Diese Informationen waren von einigem Interesse für die deutsche Seite, um britische Luftangriffspläne einschätzen zu können. Am 31. Januar 1941 sprang Jakobs über Ramsey in Huntingdonshire ab und landete in der Nähe einer Farm. Bei der Landung verletzte er sich allerdings am Knöchel, wodurch er nicht in der Lage war, seine Mission fortzusetzen.

Unter Schmerzen verbrachte er die Nacht auf dem Feld. Am nächsten Morgen machte er schließlich durch Pistolenschüsse auf sich aufmerksam. Die gerufene Polizei traf ihn noch in seinem Fallschirmspringeranzug an. Auch die von Jakobs notdürftig vergrabene Ausrüstung wurde gefunden. 

Im Verhör mit dem MI5 gab er zu, von den Deutschen als Spion geschickt worden zu sein. Er beteuerte aber, nie die Absicht gehabt zu haben, Informationen ins Deutsche Reich zu senden. Stattdessen habe er weiter in die USA fliehen wollen. Was Jakobs nicht bewusst war: die Briten wussten schon lange im Voraus von seiner Ankunft. Seit die ersten deutschen Spione während des 2. Weltkriegs in Großbritannien ankamen, war das MI5 in der Lage, diese meist schon kurz nach ihrer Ankunft aufzuspüren.

Fehlerhafte deutsche Agentennetzwerke

Anscheinend hatte die deutsche Abwehr große Probleme, wirklich geeignete Spione zu finden. Die gesendeten Spione beherrschten selten akzentfreies Englisch. Häufig lag deren Loyalität auch nicht beim Deutschen Reich. Sie stellten sich den Briten, um sich dort als Doppelagent anzubieten.
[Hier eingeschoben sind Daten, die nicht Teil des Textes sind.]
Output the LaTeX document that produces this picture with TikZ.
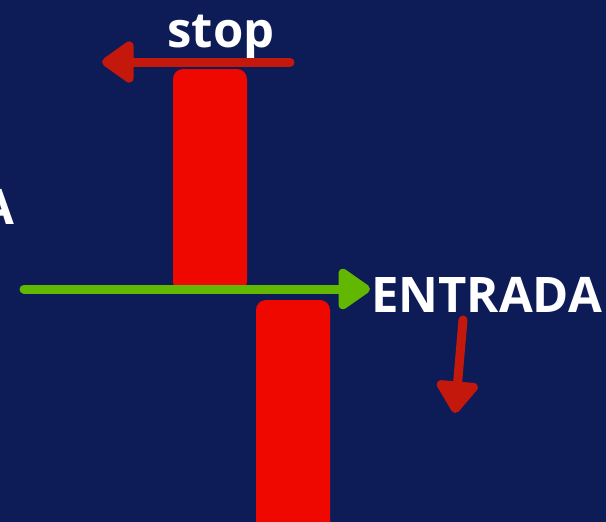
\documentclass[tikz,border=0pt]{standalone}
\usepackage{fontspec}
\setmainfont{Open Sans}
\usetikzlibrary{arrows.meta,positioning}
\definecolor{navy}{HTML}{0D1C57}
\definecolor{candlered}{HTML}{EE0800}
\definecolor{arrowred}{HTML}{C4180C}
\definecolor{entrygreen}{HTML}{62B800}
\tikzset{
  candle/.style = {fill=candlered, rounded corners=10pt, minimum width=74pt, inner sep=0pt},
  label text/.style = {text=white, font=\fontsize{49}{49}\bfseries\selectfont, inner sep=0pt},
  red arrow/.style = {draw=arrowred, line width=9pt, line cap=round,
                      -{Triangle[length=35pt,width=47pt,round]}},
  green arrow/.style = {draw=entrygreen, line width=9pt, line cap=round,
                        -{Triangle[length=35pt,width=46pt,round]}}
}
\begin{document}
\begin{tikzpicture}[x=1pt, y=-1pt]
     \useasboundingbox[fill=navy] (0,0) rectangle (606,522);
     % the candles
     \node (candle up) [candle, minimum height=223pt] at (210,180.5) {};
     \node (candle down) [candle, minimum height=232pt] at (293,416) {};
     % the labels
     \node (stop) [label text, anchor=base] at (221,47) {stop};
     \node (entrada) [label text, anchor=base west] at (371,312) {ENTRADA};
     \node (left label) [label text, anchor=base east] at (15,224) {A};
     % the arrow ends
     \coordinate (stop start) at (290,62);
     \coordinate (stop end) at (102,62);
     \coordinate (entry start) at (24,289);
     \coordinate (entry end) at (370,289);
     \coordinate (down start) at (463,320);
     \coordinate (down end) at (455,413);
     % the arrows
     \draw[red arrow] (stop start) to (stop end);
     \draw[green arrow] (entry start) to (entry end);
     \draw[red arrow] (down start) to (down end);
\end{tikzpicture}
\end{document}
Die übergelaufenen Spione versorgten die deutsche Abwehr mit Falschinformationen und setzten das MI5 über neu ankommende Spione in Kenntnis. Die britischen Behörden konnten diese dann bei der Landung sofort abfangen. Anschließend überprüfte das MI5 die Nützlichkeit der Spione. Mit diesem sogenannten „Double Cross System“ waren die Briten fähig, viele der deutschen Agenten zu enttarnen.

Josef Jakobs gehörte jedoch zu jenen Spionen, die das MI5 nicht weiter als Doppelagenten nutzen wollte. Er wurde in einem zweitägigen Gerichtsverfahren der Spionage schuldig gesprochen und zum Tode verurteilt. Seine Hinrichtung fand am 15. August 1941 im Tower of London statt. Damit erhielt er die zweifelhafte Ehre, Geschichte zu schreiben, in dem er den Abschluss einer langen Reihe an Personen bildete, die im Tower ihren Tod fanden.
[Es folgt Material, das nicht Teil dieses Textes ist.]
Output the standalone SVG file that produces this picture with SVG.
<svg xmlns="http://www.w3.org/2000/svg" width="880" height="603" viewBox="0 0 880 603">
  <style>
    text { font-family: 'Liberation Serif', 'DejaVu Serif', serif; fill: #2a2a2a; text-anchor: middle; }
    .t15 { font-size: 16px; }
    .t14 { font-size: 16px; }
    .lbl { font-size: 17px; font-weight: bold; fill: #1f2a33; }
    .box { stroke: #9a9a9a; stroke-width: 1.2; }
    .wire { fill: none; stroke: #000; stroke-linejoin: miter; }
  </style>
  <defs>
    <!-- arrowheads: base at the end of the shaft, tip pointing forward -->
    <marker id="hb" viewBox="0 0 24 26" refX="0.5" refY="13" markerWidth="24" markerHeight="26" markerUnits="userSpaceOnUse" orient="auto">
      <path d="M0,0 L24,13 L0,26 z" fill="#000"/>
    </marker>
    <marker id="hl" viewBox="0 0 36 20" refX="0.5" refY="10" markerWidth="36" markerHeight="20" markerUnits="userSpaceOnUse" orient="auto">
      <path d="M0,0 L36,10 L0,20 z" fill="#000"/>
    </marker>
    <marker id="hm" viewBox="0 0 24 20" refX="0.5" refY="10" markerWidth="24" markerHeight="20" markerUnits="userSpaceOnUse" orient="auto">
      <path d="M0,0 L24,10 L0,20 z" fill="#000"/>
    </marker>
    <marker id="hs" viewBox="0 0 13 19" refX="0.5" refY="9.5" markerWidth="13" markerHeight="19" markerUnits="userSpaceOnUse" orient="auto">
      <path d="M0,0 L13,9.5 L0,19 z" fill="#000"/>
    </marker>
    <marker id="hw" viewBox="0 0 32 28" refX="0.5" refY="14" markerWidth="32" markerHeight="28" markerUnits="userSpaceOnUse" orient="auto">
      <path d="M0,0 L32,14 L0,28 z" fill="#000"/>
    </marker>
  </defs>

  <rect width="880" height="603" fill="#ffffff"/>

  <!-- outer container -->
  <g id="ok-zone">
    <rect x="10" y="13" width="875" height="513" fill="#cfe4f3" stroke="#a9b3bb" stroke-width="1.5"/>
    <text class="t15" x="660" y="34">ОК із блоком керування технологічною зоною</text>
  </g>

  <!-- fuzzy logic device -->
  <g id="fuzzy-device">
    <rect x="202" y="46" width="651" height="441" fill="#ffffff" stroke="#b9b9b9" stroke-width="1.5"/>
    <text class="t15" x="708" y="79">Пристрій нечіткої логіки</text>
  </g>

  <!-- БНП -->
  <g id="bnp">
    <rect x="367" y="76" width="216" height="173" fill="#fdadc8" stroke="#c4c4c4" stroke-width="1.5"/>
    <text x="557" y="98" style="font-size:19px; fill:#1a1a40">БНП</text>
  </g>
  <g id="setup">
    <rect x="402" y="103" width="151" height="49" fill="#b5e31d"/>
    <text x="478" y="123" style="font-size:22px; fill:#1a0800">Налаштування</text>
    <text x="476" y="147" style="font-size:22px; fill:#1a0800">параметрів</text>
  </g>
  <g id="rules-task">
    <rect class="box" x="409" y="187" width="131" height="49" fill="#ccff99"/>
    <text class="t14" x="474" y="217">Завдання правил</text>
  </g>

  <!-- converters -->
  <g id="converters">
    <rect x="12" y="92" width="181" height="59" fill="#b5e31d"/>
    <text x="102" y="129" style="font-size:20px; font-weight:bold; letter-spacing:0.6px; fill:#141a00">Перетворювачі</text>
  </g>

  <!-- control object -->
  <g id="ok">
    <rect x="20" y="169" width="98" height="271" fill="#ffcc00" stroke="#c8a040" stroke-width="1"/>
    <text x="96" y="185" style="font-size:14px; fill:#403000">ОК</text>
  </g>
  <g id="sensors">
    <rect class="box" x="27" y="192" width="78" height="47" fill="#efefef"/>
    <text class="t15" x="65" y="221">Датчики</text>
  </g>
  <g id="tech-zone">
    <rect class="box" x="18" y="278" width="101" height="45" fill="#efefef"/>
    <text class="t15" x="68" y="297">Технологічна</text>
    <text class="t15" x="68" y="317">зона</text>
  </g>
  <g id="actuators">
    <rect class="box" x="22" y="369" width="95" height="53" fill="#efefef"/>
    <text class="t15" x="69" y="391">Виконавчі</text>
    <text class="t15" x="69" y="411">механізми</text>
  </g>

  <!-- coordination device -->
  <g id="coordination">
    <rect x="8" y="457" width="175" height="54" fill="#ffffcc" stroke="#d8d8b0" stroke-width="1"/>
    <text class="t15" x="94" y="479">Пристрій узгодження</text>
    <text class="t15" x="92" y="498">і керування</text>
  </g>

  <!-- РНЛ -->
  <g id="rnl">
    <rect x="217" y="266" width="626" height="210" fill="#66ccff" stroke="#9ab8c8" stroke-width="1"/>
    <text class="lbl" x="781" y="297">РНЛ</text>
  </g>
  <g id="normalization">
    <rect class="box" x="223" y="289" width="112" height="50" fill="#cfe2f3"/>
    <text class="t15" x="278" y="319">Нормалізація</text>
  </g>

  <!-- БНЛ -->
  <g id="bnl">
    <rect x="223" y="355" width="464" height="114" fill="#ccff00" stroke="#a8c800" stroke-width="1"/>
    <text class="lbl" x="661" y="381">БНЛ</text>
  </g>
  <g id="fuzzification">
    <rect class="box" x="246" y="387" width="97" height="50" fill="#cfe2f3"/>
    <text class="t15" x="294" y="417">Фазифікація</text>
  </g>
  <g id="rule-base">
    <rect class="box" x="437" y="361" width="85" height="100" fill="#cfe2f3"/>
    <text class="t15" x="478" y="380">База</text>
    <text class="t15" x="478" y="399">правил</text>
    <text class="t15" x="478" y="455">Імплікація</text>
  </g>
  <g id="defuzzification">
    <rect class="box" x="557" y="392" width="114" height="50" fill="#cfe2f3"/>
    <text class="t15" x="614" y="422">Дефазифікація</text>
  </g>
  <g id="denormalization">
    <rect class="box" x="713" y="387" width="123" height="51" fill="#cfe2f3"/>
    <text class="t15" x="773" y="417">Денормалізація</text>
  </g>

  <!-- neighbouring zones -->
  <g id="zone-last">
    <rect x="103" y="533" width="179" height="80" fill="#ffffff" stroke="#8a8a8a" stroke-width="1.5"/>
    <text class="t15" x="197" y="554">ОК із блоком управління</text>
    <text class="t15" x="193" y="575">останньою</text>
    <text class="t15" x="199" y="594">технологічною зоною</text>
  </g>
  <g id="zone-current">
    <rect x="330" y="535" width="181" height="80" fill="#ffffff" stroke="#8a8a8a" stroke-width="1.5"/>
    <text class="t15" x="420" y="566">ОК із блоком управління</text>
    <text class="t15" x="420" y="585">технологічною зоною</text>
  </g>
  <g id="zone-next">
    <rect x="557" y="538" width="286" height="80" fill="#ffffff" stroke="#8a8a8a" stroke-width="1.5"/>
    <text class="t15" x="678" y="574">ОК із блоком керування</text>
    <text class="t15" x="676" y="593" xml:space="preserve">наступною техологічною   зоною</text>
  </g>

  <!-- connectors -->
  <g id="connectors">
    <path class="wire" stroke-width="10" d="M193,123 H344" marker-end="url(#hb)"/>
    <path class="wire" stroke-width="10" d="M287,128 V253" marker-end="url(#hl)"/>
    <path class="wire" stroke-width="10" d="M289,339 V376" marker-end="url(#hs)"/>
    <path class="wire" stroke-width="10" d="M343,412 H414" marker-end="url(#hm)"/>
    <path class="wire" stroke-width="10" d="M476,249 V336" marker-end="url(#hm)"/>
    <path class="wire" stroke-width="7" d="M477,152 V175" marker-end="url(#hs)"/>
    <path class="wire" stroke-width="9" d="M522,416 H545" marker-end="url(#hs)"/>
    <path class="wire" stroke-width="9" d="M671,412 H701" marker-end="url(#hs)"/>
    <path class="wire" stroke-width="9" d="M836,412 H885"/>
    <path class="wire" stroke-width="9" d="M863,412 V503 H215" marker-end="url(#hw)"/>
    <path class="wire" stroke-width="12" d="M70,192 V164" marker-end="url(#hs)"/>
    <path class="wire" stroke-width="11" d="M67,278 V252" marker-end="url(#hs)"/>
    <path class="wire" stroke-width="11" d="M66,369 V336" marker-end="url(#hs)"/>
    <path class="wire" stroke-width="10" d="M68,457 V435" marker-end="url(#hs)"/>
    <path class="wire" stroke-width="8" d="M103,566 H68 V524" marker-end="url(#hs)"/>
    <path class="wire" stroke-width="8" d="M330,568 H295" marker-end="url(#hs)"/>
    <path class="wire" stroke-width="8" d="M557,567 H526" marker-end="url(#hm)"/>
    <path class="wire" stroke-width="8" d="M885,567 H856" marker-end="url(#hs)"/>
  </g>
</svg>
Der Tower of London als Hinrichtungsstätte

Immer wieder ließen Mitglieder der Königsfamilie konkurrierende Anwärter auf den Thron hinrichten. König Heinrich VIII etwa nutzte den Tower, um zwei seiner sechs Ehefrauen hinrichten zu lassen. Anne Boleyn starb hier am 17. Mai 1535 und Cathrine Howard am 23. November 1541. Der 1. Weltkrieg führte zu einer Reihe weiterer Exekutionen im Tower. Insgesamt wurden zwischen 1914 und 1916 elf deutsche Spione hingerichtet.

Der Stuhl, auf dem Jacobs hingerichtet wurde im Tower of London [Hu Nhu, CC BY-SA 4.0]

Josef Jakobs war tatsächlich der einzige Mensch, der im 2. Weltkrieg im Tower hingerichtet wurde. Da er wegen seines verletzten Knöchels nicht stehen konnte, wurde er, mit verbundenen Augen, an einen Stuhl gefesselt. Am 15. August 1941 um 07:12 Uhr starb er durch Schüsse des achtköpfigen Erschießungskommandos direkt ins Herz. Als letzter Hingerichteter wurde er ein Teil der Geschichte des Towers. Sein Hinrichtungsstuhl ist heute in der dortigen historischen Ausstellung zu sehen.